Friday, May 25, 2007

netflix



Apocalypto
proves that Mel Gibson has more in common with Leni Riefenstahl than anti-Semitism and a penchant for Fascism. Gibson also shares her keen eye for capturing the athletic human form in aesthetically pleasing and sumptuous ways. I found the film at once shockingly beautiful and troubling, and enjoyed it more than The Departed, The Queen, or The Last King of Scotland.

Gibson may be a raving lunatic at times, but whatever demons he's wrestling don't prevent him making interesting films. Upon its release, A.O. Scott wrote a review in the New York Times which was backhandedly enthusiastic. Scott simultaneously praised Apocalypto and damned it as more interesting than good. I'd agree with that assessment, but found Apocalypto very interesting--definitely interesting enough to overcome its plot shortcomings. I think Scott complained about the pornographic violence, while admitting the film was technically superior. It's a stirring evocation of a lost culture, an imaginative and brutal achievement, and was perhaps intended as a visionary plea for ecological sense and against imperial hubris.

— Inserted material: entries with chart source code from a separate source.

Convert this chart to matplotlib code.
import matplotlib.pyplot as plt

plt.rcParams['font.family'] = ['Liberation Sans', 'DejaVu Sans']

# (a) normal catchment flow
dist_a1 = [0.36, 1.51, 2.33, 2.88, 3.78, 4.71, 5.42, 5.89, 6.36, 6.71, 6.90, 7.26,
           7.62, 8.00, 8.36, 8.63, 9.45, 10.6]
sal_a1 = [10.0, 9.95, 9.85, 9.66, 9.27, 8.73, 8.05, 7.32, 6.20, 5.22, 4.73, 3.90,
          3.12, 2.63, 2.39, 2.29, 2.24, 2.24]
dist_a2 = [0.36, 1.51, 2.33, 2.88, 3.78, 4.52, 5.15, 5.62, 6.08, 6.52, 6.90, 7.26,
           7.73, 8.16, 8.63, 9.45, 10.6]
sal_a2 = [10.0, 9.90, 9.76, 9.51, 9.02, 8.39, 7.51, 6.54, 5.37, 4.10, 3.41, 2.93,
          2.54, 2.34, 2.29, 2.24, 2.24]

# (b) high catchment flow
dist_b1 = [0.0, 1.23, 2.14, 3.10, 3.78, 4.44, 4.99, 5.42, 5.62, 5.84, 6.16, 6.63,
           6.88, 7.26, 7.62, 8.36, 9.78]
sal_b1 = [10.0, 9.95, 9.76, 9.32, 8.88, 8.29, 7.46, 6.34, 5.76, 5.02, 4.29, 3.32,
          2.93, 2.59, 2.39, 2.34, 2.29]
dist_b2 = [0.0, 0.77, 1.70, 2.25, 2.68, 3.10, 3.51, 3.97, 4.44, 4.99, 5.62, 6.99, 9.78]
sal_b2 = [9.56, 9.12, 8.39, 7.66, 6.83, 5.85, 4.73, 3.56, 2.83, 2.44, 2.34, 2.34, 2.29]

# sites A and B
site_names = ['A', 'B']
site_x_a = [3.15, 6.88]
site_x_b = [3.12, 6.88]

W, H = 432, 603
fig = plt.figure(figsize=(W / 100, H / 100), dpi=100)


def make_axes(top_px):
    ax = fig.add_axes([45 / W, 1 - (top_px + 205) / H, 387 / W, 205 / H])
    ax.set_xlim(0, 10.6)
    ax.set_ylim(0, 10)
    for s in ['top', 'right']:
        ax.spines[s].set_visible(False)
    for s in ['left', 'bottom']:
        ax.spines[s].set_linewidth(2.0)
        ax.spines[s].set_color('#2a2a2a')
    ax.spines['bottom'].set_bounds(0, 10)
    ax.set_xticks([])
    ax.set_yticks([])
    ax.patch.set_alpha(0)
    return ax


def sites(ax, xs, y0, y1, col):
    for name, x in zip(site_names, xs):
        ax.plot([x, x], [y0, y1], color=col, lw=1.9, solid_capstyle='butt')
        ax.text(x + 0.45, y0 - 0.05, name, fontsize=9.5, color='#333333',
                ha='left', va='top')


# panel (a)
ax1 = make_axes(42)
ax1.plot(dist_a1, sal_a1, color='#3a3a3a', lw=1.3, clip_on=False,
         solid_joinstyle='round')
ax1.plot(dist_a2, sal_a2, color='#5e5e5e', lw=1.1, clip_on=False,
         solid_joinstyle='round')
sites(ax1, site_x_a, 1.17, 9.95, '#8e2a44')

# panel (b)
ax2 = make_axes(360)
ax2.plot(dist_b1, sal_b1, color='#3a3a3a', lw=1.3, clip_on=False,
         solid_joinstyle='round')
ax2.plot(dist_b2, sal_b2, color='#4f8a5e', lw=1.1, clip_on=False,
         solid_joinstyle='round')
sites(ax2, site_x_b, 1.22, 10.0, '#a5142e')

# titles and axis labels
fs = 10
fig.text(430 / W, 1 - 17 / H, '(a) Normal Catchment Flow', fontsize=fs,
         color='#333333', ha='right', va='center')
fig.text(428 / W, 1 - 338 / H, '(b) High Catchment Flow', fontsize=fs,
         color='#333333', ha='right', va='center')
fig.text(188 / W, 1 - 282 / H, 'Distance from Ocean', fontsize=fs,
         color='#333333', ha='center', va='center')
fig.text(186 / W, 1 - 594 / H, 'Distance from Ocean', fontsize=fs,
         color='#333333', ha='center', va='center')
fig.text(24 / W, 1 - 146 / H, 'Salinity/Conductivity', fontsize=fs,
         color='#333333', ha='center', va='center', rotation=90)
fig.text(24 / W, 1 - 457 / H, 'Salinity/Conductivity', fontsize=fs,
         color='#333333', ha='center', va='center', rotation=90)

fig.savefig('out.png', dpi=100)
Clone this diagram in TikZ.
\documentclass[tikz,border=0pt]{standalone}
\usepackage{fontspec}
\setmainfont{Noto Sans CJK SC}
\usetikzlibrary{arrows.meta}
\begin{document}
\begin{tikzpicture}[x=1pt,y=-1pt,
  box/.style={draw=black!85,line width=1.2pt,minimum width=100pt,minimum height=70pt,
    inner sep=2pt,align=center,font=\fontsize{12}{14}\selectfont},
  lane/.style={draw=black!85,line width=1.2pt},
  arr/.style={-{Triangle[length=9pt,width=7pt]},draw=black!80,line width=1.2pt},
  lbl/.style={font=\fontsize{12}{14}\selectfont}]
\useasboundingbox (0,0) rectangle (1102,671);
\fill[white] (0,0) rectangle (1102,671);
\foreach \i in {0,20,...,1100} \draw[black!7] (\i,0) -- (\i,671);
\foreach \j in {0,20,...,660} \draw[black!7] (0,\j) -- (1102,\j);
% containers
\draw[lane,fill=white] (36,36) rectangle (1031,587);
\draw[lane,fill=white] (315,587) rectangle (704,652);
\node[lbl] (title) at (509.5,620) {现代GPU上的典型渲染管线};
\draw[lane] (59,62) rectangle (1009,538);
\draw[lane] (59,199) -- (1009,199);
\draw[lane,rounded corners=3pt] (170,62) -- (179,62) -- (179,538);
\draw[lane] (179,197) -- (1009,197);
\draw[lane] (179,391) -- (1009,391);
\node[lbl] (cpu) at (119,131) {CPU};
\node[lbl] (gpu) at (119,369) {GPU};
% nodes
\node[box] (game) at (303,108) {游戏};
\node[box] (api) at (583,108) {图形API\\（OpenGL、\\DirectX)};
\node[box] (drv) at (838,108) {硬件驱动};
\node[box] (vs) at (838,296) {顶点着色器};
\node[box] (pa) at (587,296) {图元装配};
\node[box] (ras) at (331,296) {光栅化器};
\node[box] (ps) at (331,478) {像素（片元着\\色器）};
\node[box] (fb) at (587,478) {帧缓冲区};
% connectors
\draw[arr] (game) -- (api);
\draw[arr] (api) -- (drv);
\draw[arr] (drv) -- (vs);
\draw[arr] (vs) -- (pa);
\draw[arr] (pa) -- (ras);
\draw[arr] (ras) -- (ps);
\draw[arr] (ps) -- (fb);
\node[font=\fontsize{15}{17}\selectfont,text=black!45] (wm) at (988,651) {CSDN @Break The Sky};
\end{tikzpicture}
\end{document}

Would I call Gibson an artist? I don't know. He's tackling vital current issues* in this film, which is his best directorial effort--much better in fact than the oft-lauded Braveheart. The story? Mostly forgettable, but I was enthralled throughout. As a recreation of a lost civilization it's on a par with another underappreciated masterwork, Fellini's Satyricon. The sequence in the Mayan city is brilliant. The Mayan religion at last has its own Sign of the Cross. And no, it is no exaggeration to compare this film to a Cecil B. DeMille classic.

Good Lord, perhaps I am calling Gibson an artist.

*Gibson opens with a quote by Will Durant, something to the effect that internal decay defeats an empire before external threats can. Is this the standard right-wing twaddle about moral decadence leading to God's wrath? Gibson's film does imply the Mayans had it coming when the Spaniards arrived to wipe them out. Their naughty and brutally repressive political and religious classes are wonderfully portrayed in the film. I think, intentionally or not, that Apocalypto is richer and more subtle than one would expect, knowing what we know about Mel's personal belief system.